_Given information_.
-------------------------

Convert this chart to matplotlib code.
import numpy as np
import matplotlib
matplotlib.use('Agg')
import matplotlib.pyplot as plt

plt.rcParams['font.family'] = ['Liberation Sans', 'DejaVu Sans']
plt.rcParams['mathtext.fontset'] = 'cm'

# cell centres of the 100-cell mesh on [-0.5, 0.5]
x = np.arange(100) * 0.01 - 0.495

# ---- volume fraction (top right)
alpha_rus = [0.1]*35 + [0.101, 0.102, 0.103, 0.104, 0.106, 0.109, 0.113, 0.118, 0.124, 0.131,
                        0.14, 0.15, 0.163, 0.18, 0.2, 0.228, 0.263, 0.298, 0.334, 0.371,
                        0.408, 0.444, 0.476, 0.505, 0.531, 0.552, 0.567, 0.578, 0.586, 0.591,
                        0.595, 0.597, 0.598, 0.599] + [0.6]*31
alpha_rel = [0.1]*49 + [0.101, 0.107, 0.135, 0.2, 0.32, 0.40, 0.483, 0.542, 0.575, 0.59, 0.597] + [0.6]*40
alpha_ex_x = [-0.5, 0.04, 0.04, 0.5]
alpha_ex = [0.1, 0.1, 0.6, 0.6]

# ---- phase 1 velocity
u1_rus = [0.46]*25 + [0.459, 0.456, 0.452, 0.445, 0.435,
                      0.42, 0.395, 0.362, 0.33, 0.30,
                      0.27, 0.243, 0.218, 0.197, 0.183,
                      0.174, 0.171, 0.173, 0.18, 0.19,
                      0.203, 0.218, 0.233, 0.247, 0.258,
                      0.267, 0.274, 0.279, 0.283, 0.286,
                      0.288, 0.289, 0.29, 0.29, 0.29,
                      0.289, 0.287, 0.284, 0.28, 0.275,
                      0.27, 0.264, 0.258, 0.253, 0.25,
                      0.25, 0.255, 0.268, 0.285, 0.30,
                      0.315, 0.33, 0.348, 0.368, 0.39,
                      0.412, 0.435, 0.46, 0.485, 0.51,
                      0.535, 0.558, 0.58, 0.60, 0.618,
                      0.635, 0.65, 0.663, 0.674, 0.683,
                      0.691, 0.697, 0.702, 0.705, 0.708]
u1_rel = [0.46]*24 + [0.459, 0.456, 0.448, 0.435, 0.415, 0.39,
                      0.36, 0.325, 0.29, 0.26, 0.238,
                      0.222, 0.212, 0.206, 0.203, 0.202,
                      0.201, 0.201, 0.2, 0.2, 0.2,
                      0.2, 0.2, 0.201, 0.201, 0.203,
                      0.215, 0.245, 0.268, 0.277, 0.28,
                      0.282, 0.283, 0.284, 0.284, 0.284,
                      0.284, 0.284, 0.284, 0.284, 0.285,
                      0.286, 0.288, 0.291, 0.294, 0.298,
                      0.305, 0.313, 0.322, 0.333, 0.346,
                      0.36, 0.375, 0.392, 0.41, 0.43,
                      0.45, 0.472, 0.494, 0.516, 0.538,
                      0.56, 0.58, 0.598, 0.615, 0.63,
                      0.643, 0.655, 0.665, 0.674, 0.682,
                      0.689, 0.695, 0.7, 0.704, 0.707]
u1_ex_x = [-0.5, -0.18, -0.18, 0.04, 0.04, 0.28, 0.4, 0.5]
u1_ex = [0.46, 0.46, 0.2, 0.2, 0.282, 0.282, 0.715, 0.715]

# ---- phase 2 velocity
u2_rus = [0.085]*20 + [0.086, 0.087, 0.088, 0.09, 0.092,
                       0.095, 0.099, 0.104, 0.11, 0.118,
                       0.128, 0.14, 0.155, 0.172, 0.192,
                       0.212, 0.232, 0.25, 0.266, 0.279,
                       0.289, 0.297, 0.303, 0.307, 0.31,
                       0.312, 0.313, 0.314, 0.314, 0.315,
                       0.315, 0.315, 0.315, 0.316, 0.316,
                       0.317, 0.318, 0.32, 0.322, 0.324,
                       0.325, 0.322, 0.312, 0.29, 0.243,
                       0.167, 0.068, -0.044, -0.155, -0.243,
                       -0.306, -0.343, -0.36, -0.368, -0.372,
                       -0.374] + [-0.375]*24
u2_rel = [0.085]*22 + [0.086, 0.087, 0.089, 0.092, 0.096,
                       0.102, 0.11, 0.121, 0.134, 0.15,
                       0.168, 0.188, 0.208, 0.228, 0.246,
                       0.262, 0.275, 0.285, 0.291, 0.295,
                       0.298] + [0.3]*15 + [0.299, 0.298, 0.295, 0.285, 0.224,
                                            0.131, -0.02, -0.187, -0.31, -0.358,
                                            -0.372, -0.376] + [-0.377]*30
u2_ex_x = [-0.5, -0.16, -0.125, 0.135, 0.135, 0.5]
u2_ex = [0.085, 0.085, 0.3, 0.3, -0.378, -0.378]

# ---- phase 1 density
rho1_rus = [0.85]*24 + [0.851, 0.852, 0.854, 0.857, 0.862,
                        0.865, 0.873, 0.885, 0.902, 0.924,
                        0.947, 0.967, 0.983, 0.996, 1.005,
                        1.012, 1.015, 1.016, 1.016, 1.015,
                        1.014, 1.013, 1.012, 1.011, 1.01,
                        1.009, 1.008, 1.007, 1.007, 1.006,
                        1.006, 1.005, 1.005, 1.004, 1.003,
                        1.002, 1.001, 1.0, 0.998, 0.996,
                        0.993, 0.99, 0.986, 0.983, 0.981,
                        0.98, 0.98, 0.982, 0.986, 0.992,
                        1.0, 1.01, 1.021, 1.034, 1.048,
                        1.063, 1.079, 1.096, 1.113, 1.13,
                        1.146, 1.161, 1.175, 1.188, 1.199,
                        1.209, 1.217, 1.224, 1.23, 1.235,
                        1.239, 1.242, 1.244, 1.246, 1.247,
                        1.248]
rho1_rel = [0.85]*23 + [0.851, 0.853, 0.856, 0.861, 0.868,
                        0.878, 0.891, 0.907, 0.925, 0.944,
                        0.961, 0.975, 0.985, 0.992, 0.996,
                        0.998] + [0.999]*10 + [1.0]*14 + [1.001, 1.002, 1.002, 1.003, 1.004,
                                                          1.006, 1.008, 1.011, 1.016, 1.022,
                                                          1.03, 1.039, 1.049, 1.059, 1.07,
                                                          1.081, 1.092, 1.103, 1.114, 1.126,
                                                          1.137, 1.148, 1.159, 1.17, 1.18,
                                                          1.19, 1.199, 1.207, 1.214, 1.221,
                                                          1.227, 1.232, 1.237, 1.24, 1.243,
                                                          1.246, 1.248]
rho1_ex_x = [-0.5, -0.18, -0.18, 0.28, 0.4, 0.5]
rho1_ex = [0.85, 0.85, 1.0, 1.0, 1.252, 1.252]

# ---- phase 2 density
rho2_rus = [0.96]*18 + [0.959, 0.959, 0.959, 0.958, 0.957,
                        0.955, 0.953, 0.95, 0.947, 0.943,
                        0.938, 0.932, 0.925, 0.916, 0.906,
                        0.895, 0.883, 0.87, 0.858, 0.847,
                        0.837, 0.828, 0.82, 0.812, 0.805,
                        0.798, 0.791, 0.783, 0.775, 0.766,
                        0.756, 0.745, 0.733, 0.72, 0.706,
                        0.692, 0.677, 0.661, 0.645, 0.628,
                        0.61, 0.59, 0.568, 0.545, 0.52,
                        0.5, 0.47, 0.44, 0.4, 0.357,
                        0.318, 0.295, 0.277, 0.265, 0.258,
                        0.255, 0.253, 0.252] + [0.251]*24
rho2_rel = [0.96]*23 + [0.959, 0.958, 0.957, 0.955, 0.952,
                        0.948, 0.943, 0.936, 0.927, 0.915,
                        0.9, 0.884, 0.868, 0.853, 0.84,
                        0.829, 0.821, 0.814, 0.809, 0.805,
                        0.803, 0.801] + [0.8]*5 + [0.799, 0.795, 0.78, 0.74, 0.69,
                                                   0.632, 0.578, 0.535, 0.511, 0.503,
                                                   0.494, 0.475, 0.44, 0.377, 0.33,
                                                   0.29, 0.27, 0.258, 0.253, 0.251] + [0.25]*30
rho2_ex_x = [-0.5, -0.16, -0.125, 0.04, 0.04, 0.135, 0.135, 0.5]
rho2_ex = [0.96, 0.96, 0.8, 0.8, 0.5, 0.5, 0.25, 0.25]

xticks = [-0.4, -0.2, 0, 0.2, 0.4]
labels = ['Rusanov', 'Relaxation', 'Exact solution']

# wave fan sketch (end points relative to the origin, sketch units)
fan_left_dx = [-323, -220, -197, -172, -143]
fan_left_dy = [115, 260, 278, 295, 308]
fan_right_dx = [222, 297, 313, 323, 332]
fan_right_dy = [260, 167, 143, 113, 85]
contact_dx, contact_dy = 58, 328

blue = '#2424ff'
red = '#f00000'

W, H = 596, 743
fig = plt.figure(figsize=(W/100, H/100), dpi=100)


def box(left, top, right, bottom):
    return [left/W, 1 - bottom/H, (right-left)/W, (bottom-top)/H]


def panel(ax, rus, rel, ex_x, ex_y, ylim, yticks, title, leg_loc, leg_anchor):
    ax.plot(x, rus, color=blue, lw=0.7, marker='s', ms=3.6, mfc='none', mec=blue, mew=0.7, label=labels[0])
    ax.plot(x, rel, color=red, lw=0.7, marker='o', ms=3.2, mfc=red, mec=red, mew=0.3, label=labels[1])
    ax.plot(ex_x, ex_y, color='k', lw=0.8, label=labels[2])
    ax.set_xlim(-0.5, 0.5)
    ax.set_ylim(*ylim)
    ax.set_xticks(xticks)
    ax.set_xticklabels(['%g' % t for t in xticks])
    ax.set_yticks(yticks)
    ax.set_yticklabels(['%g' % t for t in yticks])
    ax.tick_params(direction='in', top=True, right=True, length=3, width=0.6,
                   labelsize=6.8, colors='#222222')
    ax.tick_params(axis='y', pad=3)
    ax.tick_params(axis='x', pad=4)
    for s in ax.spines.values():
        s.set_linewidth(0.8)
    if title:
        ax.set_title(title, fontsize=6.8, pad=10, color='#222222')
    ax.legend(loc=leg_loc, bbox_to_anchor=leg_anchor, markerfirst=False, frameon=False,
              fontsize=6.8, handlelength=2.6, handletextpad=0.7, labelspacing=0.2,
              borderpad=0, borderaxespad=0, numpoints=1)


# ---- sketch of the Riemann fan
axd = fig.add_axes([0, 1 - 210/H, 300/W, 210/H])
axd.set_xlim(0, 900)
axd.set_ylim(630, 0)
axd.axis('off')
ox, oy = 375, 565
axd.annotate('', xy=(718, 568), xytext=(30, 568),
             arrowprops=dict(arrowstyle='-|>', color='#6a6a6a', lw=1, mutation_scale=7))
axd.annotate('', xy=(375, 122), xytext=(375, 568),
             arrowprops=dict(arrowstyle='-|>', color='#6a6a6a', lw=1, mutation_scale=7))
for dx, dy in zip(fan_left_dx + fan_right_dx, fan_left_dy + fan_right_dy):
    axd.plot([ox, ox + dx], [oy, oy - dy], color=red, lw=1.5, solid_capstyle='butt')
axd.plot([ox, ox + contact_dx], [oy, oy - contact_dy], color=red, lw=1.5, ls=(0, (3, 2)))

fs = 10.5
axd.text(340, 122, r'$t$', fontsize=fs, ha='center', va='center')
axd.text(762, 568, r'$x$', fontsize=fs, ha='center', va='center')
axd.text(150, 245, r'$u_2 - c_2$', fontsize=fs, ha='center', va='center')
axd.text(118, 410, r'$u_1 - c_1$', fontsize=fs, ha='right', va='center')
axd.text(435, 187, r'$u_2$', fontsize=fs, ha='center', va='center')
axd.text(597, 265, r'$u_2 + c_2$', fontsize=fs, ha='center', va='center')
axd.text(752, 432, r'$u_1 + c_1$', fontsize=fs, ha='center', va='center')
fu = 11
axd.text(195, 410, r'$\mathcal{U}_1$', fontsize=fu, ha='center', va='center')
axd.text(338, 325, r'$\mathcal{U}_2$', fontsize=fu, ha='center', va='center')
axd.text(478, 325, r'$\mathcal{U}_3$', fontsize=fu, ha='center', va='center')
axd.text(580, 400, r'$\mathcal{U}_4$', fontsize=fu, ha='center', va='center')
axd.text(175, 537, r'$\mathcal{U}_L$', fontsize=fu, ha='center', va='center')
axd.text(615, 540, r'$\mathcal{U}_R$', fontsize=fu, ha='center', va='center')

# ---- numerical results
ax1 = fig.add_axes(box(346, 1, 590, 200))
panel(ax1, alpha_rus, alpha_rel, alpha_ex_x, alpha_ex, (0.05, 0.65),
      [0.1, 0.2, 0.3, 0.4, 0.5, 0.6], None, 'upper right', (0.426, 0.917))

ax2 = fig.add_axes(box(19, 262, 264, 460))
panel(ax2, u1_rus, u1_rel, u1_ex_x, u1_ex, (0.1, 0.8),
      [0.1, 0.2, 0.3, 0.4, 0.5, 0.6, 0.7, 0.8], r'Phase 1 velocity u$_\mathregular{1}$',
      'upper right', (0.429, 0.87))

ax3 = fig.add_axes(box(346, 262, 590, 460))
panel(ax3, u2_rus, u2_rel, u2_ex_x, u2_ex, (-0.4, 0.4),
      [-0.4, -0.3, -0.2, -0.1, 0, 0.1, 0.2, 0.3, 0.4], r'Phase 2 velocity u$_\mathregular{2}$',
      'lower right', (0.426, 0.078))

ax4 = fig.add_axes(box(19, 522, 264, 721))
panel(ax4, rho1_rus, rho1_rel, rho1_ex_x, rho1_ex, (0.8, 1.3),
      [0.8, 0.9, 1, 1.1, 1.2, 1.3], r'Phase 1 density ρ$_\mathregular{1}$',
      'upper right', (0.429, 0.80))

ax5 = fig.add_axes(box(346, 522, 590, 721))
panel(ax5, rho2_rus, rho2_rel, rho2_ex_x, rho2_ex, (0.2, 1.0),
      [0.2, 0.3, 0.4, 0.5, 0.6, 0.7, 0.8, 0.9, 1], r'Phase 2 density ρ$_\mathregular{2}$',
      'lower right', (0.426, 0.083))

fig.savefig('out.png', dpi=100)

-------------------------

_What needs to be done_. Print exactly, and only, the lines beginning at the top of the listing and ending at the line with "plt.rcParams['mathtext.fontset'] = 'cm'".

_The response_.
Convert this chart to matplotlib code.
import numpy as np
import matplotlib
matplotlib.use('Agg')
import matplotlib.pyplot as plt

plt.rcParams['font.family'] = ['Liberation Sans', 'DejaVu Sans']
plt.rcParams['mathtext.fontset'] = 'cm'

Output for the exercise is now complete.